*Problem description:*
Leaving the pictures out, print the lines from the first line of the listing through the line containing "30, 35, 40];", exactly as they read, and no others.

|---|

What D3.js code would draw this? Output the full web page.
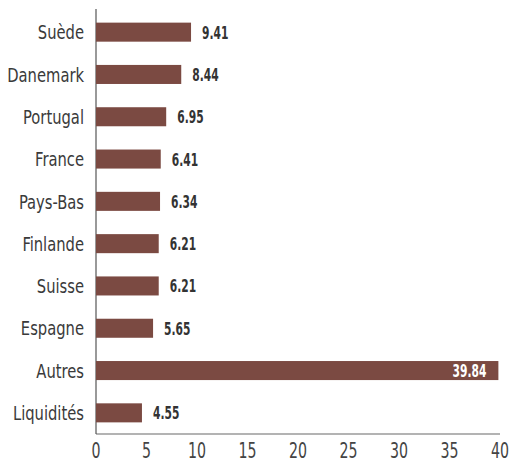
<!DOCTYPE html>
<html>
<head>
<meta charset="utf-8">
<script src="https://cdn.jsdelivr.net/npm/d3@7"></script>
<style>
  body { margin: 0; background: #fff; }
  text { font-family: "DejaVu Sans Condensed", "Liberation Sans Narrow", sans-serif; }
</style>
</head>
<body>
<div class="bar-chart"></div>
<script>
var categories = ["Suède", "Danemark", "Portugal", "France", "Pays-Bas", "Finlande", "Suisse", "Espagne", "Autres", "Liquidités"];
var values = [9.41, 8.44, 6.95, 6.41, 6.34, 6.21, 6.21, 5.65, 39.84, 4.55];
var xTicks = [0, 5, 10, 15, 20, 25, 30, 35, 40];

var w = 516;
var h = 463;
var mLeft = 96, mRight = 500, mTop = 11, mBottom = 434;

var x = d3.scaleLinear().domain([0, 40]).range([mLeft, mRight]);
var y = d3.scaleBand().domain(categories).range([mTop, mBottom]).paddingInner(0.55).paddingOuter(0.275);

// the original font is a narrow one, so squeeze text horizontally
function place(px, py, sx) {
  return "translate(" + px + "," + py + ") scale(" + sx + ",1)";
}

var svg = d3.select(".bar-chart")
            .append("svg")
            .attr("width", w)
            .attr("height", h);

// x axis line
svg.append("line")
   .attr("x1", mLeft).attr("x2", mRight)
   .attr("y1", mBottom).attr("y2", mBottom)
   .attr("stroke", "#9a9a9a")
   .attr("stroke-width", 1.5);

// y axis line
svg.append("line")
   .attr("x1", mLeft).attr("x2", mLeft)
   .attr("y1", mTop - 2).attr("y2", mBottom)
   .attr("stroke", "#555")
   .attr("stroke-width", 1.2);

// tick labels on x
svg.selectAll("text.xtick")
   .data(xTicks)
   .enter()
   .append("text")
   .attr("class", "xtick")
   .attr("transform", function(d) { return place(x(d), 450, 0.75); })
   .attr("dy", "0.36em")
   .attr("text-anchor", "middle")
   .attr("fill", "#444")
   .attr("font-size", 21)
   .text(function(d) { return d; });

// category labels
svg.selectAll("text.cat")
   .data(categories)
   .enter()
   .append("text")
   .attr("class", "cat")
   .attr("transform", function(d) { return place(84, y(d) + y.bandwidth() / 2, 0.82); })
   .attr("dy", "0.36em")
   .attr("text-anchor", "end")
   .attr("fill", "#3a3a3a")
   .attr("font-size", 20)
   .text(function(d) { return d; });

// bars
var bars = svg.selectAll("g.bar")
              .data(values)
              .enter()
              .append("g")
              .attr("class", "bar");

bars.append("rect")
    .attr("x", x(0))
    .attr("y", function(d, i) { return y(categories[i]); })
    .attr("width", function(d) { return x(d) - x(0); })
    .attr("height", y.bandwidth())
    .attr("fill", "#7b4a42");

// value labels, inside the bar when it is long
bars.append("text")
    .attr("transform", function(d, i) {
      var cy = y(categories[i]) + y.bandwidth() / 2;
      return place(d > 30 ? x(d) - 12 : x(d) + 11, cy, 0.66);
    })
    .attr("dy", "0.36em")
    .attr("text-anchor", function(d) { return d > 30 ? "end" : "start"; })
    .attr("fill", function(d) { return d > 30 ? "#fff" : "#333"; })
    .attr("font-size", 18)
    .attr("font-weight", "bold")
    .text(function(d) { return d.toFixed(2); });
</script>
</body>
</html>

|---|

*Complete response:*
What D3.js code would draw this? Output the full web page.
<!DOCTYPE html>
<html>
<head>
<meta charset="utf-8">
<script src="https://cdn.jsdelivr.net/npm/d3@7"></script>
<style>
  body { margin: 0; background: #fff; }
  text { font-family: "DejaVu Sans Condensed", "Liberation Sans Narrow", sans-serif; }
</style>
</head>
<body>
<div class="bar-chart"></div>
<script>
var categories = ["Suède", "Danemark", "Portugal", "France", "Pays-Bas", "Finlande", "Suisse", "Espagne", "Autres", "Liquidités"];
var values = [9.41, 8.44, 6.95, 6.41, 6.34, 6.21, 6.21, 5.65, 39.84, 4.55];
var xTicks = [0, 5, 10, 15, 20, 25, 30, 35, 40];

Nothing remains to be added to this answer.